**Request**
Output every line of the material exactly, omitting images.

■ ■ ■ ■ ■

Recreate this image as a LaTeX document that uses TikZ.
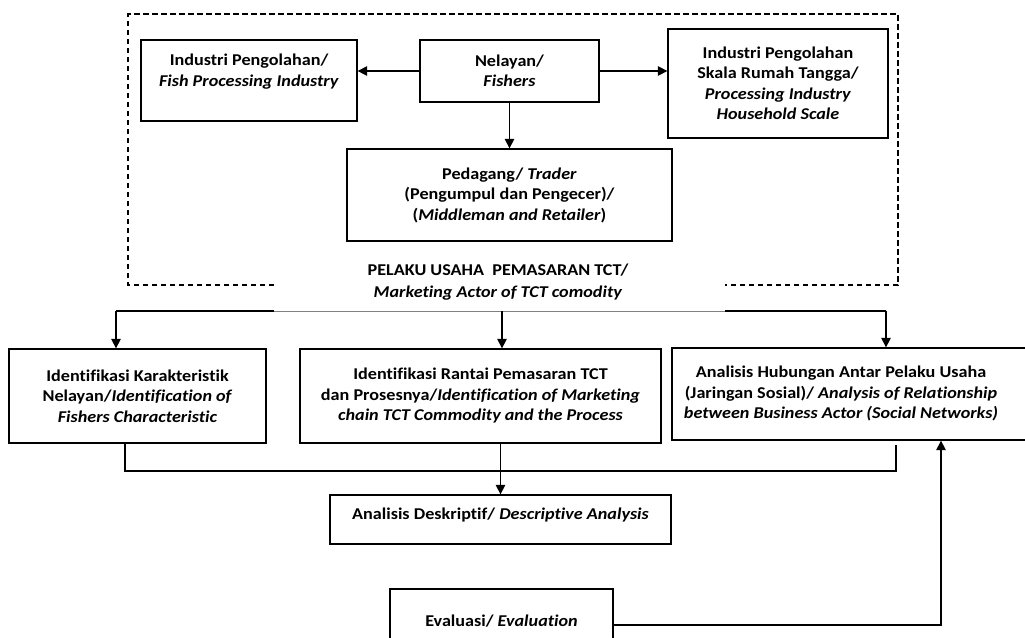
\documentclass[tikz,border=0pt]{standalone}
\usepackage{fontspec}
\setmainfont{Carlito}[Ligatures=NoCommon,FakeStretch=1.1]
\usepackage{tikz}
\usetikzlibrary{arrows.meta}

\begin{document}
\begin{tikzpicture}[x=1pt,y=-1pt,
  box/.style={draw,line width=1.3pt,align=center,inner sep=2pt,
    font=\bfseries\fontsize{16.5}{20.5}\selectfont},
  title/.style={align=center,font=\bfseries\fontsize{16.5}{21.5}\selectfont},
  link/.style={line width=1.3pt,-{Triangle[width=9.5pt,length=9.5pt]}},
  line/.style={line width=1.3pt}]
% Page size
\clip (0,0) rectangle (1025,637);

% Dashed frame of the marketing actors
\draw[line width=1.1pt,dash pattern=on 5.5pt off 3.5pt] (274,285) -- (128,285) -- (128,14) -- (898,14) -- (898,285) -- (725,285);

% Marketing actors
\node[box,minimum width=216pt,minimum height=81pt] (proc) at (249,80.5)
  {Industri Pengolahan/\\\textit{Fish Processing Industry}\\\mbox{}};
\node[box,minimum width=179pt,minimum height=62pt] (fish) at (509.5,71)
  {Nelayan/\\\textit{Fishers}};
\node[box,minimum width=220pt,minimum height=109pt] (home) at (778,83.5)
  {Industri Pengolahan\\Skala Rumah Tangga/\\\textit{Processing Industry}\\\textit{Household Scale}};
\node[box,minimum width=325pt,minimum height=92pt] (trader) at (509.5,195)
  {Pedagang/ \textit{Trader}\\(Pengumpul dan Pengecer)/\\(\textit{Middleman and Retailer})};
\node[title] (actor) at (498,282)
  {PELAKU USAHA\ \ PEMASARAN TCT/\\\textit{Marketing Actor of TCT comodity}};

% Flows between actors
\draw[link] (fish.west) -- (fish.west -| proc.east);
\draw[link] (fish.east) -- (fish.east -| home.west);
\draw[link] (fish.south) -- (trader.north);

% Analysis steps
\node[box,minimum width=257pt,minimum height=94pt] (chr) at (137.5,396)
  {Identifikasi Karakteristik\\Nelayan/\textit{Identification of}\\\textit{Fishers Characteristic}};
\node[box,minimum width=361pt,minimum height=94pt] (chain) at (480.5,396)
  {Identifikasi Rantai Pemasaran TCT\\dan Prosesnya/\textit{Identification of Marketing}\\\textit{chain TCT Commodity and the Process}};
\node[box,minimum width=368pt,minimum height=92pt] (net) at (856,394)
  {\begin{tabular}{@{}c@{\hspace{30pt}}}Analisis Hubungan Antar Pelaku Usaha\\(Jaringan Sosial)/ \textit{Analysis of Relationship}\\\textit{between Business Actor (Social Networks)}\end{tabular}};
\node[box,minimum width=341pt,minimum height=49pt,text depth=11pt] (desc) at (500.5,519.5)
  {Analisis Deskriptif/ \textit{Descriptive Analysis}};
\node[box,minimum width=223pt,minimum height=64pt] (eval) at (501.5,621)
  {Evaluasi/ \textit{Evaluation}};

% Split to the analysis steps
\coordinate (busL) at (116,311);
\coordinate (gapL) at (274,311);
\coordinate (busM) at (502,311);
\coordinate (gapR) at (725,311);
\coordinate (busR) at (886,311);
\draw[line] (busL) -- (gapL);
\draw[gray,line width=0.6pt] (gapL) -- (gapR);
\draw[line] (gapR) -- (busR);
\draw[link] (busL) -- (busL |- chr.north);
\draw[link] (busM) -- (busM |- chain.north);
\draw[link] (busR) -- (busR |- net.north);

% Merge into descriptive analysis
\coordinate (merge) at (500.5,471);
\draw[line] ([xshift=-12.5pt]chr.south) |- (merge) -| ([xshift=40pt,yshift=-4pt]net.south);
\draw[link] (merge |- chain.south) -- (desc.north);

% Evaluation feedback
\draw[link] ([yshift=-4pt]eval.east) -| ([xshift=85pt]net.south);
\end{tikzpicture}
\end{document}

■ ■ ■ ■ ■

**Final result**
Recreate this image as a LaTeX document that uses TikZ.
\documentclass[tikz,border=0pt]{standalone}
\usepackage{fontspec}
\setmainfont{Carlito}[Ligatures=NoCommon,FakeStretch=1.1]
\usepackage{tikz}
\usetikzlibrary{arrows.meta}

\begin{document}
\begin{tikzpicture}[x=1pt,y=-1pt,
  box/.style={draw,line width=1.3pt,align=center,inner sep=2pt,
    font=\bfseries\fontsize{16.5}{20.5}\selectfont},
  title/.style={align=center,font=\bfseries\fontsize{16.5}{21.5}\selectfont},
  link/.style={line width=1.3pt,-{Triangle[width=9.5pt,length=9.5pt]}},
  line/.style={line width=1.3pt}]
% Page size
\clip (0,0) rectangle (1025,637);

% Dashed frame of the marketing actors
\draw[line width=1.1pt,dash pattern=on 5.5pt off 3.5pt] (274,285) -- (128,285) -- (128,14) -- (898,14) -- (898,285) -- (725,285);

% Marketing actors
\node[box,minimum width=216pt,minimum height=81pt] (proc) at (249,80.5)
  {Industri Pengolahan/\\\textit{Fish Processing Industry}\\\mbox{}};
\node[box,minimum width=179pt,minimum height=62pt] (fish) at (509.5,71)
  {Nelayan/\\\textit{Fishers}};
\node[box,minimum width=220pt,minimum height=109pt] (home) at (778,83.5)
  {Industri Pengolahan\\Skala Rumah Tangga/\\\textit{Processing Industry}\\\textit{Household Scale}};
\node[box,minimum width=325pt,minimum height=92pt] (trader) at (509.5,195)
  {Pedagang/ \textit{Trader}\\(Pengumpul dan Pengecer)/\\(\textit{Middleman and Retailer})};
\node[title] (actor) at (498,282)
  {PELAKU USAHA\ \ PEMASARAN TCT/\\\textit{Marketing Actor of TCT comodity}};

% Flows between actors
\draw[link] (fish.west) -- (fish.west -| proc.east);
\draw[link] (fish.east) -- (fish.east -| home.west);
\draw[link] (fish.south) -- (trader.north);

% Analysis steps
\node[box,minimum width=257pt,minimum height=94pt] (chr) at (137.5,396)
  {Identifikasi Karakteristik\\Nelayan/\textit{Identification of}\\\textit{Fishers Characteristic}};
\node[box,minimum width=361pt,minimum height=94pt] (chain) at (480.5,396)
  {Identifikasi Rantai Pemasaran TCT\\dan Prosesnya/\textit{Identification of Marketing}\\\textit{chain TCT Commodity and the Process}};
\node[box,minimum width=368pt,minimum height=92pt] (net) at (856,394)
  {\begin{tabular}{@{}c@{\hspace{30pt}}}Analisis Hubungan Antar Pelaku Usaha\\(Jaringan Sosial)/ \textit{Analysis of Relationship}\\\textit{between Business Actor (Social Networks)}\end{tabular}};
\node[box,minimum width=341pt,minimum height=49pt,text depth=11pt] (desc) at (500.5,519.5)
  {Analisis Deskriptif/ \textit{Descriptive Analysis}};
\node[box,minimum width=223pt,minimum height=64pt] (eval) at (501.5,621)
  {Evaluasi/ \textit{Evaluation}};

% Split to the analysis steps
\coordinate (busL) at (116,311);
\coordinate (gapL) at (274,311);
\coordinate (busM) at (502,311);
\coordinate (gapR) at (725,311);
\coordinate (busR) at (886,311);
\draw[line] (busL) -- (gapL);
\draw[gray,line width=0.6pt] (gapL) -- (gapR);
\draw[line] (gapR) -- (busR);
\draw[link] (busL) -- (busL |- chr.north);
\draw[link] (busM) -- (busM |- chain.north);
\draw[link] (busR) -- (busR |- net.north);

% Merge into descriptive analysis
\coordinate (merge) at (500.5,471);
\draw[line] ([xshift=-12.5pt]chr.south) |- (merge) -| ([xshift=40pt,yshift=-4pt]net.south);
\draw[link] (merge |- chain.south) -- (desc.north);

% Evaluation feedback
\draw[link] ([yshift=-4pt]eval.east) -| ([xshift=85pt]net.south);
\end{tikzpicture}
\end{document}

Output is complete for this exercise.